В 1940 году, незадолго до того как поэма «пришла» к Ахматовой, Л. К. Чуковская дала ей прочитать «Форель» и записала ахматовские слова: «В этой книге все от немецкого экспрессионизма. Мы его не знали, поэтому для нас книга звучит оглушительной новостью. А на самом деле — все оттуда. Как это ни странно, а в книге много служебного, словно подписи под картинками… Мне понравился „Лазарь“ и отдельные стихи, например то, которое и вам так нравится: „По веселому морю летит пароход“. Впрочем, конец там неприятный — о двухлетках. Очень тяжелое впечатление оставляет непристойность… Во многих местах мне хотелось точек… Это уж очень на любителя: „практикующие балбесы“. Кузмин всегда был гомосексуален в поэзии, но тут уж свыше всякой меры. Раньше так нельзя было: Вячеслав Иванов покривится, а в двадцатые годы уже не на кого было оглядываться… Быть может, Виллону это и удавалось как-то, но Михаилу Алексеевичу — нет. Очень противно»[640].

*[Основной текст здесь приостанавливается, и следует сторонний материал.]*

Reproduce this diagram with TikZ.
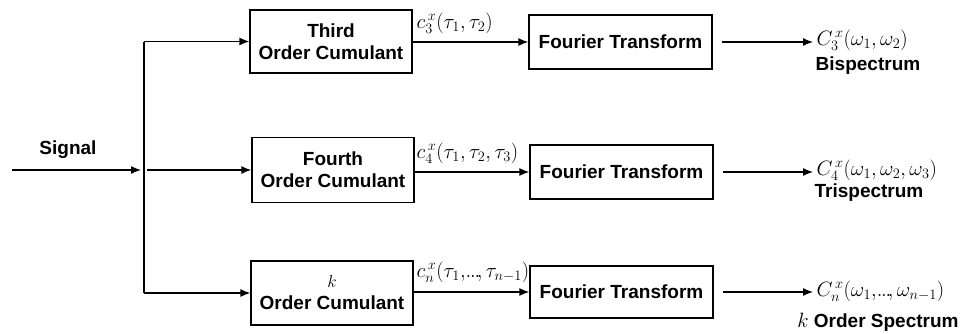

Достаточно даже беглого взгляда, чтобы обнаружить очень близкие параллели не только ритмической структуры «Второго удара» из кузминского цикла «Форель разбивает лед» и ахматовской «Поэмы»[641], но и целых смысловых блоков. Более того, внимательное чтение поэмы Ахматовой свидетельствует о том, что мировосприятие и творчество Кузмина были для нее постоянным объектом полемики, свое отношение к жизни она во многом определяет, отталкиваясь от того, что ей виделось в творчестве Кузмина.
Но далеко не только в этом состоит значение последней книги стихов Кузмина. На наш взгляд, она в наибольшей степени продемонстрировала те возможности, которые таит в себе выработанный Кузминым в 1920-е годы метод обращения с предметами, идеями и событиями, попадающими в поэзию. Внешне связь отдельных образов в различных циклах может показаться прихотливой и основанной лишь на каких-то внешних признаках: двенадцать месяцев (и двенадцать ударов часов в новогоднюю ночь) — в «Форели», панорама — в цикле «Панорама с выносками», веер из семи створок — в «Северном веере», дни недели и соответствующие им планеты — в «Пальцах дней», псевдоевангелие — в «Лазаре». Однако на самом деле связь оказывается гораздо более глубинной, основанной на событиях личной жизни самого Кузмина или людей из его ближайшего окружения.